Po wykręceniu numeru - w tym, jak piszą tureckie media, numeru alarmowego - dzwoniący słyszał prezydenta kraju, który mówił: "Jako prezydent przekazuję gratulacje z okazji 15 lipca, Narodowego Dnia Demokracji i jedności i życzę łaski męczennikom oraz zdrowia i dobrobytu bohaterom". Dopiero potem w słuchawce słychać było sygnał wybierania numeru.
Ponadto wszyscy użytkownicy telefonów komórkowych otrzymali wiadomości tekstowe pod którymi podpisany był prezydent.
Wiadomość od Erdogana słyszeli użytkownicy sieci Turkcell i Vodafone działających na terenie Turcji.
Oburzenia we wpisie na Twitterze nie krył deputowany Aykut Erdogdu. "To koszmar" - napisał na Twitterze poseł opozycyjnej partii.

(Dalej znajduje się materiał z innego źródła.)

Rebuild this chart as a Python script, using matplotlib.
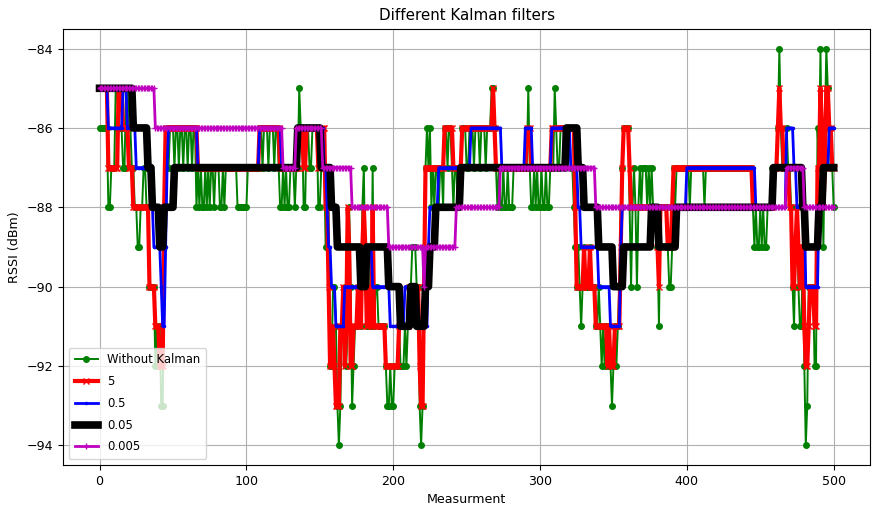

Władze Turcji o przeprowadzenie nieudanego puczu w połowie lipca 2016 roku oskarżają przebywającego na dobrowolnym wygnaniu Fethullaga Gulena. Kaznodzieja i dawny sojusznik Erdogana mieszka w USA - jak dotąd Stany Zjednoczone odmawiają jego ekstradycji, czego domaga się Turcja.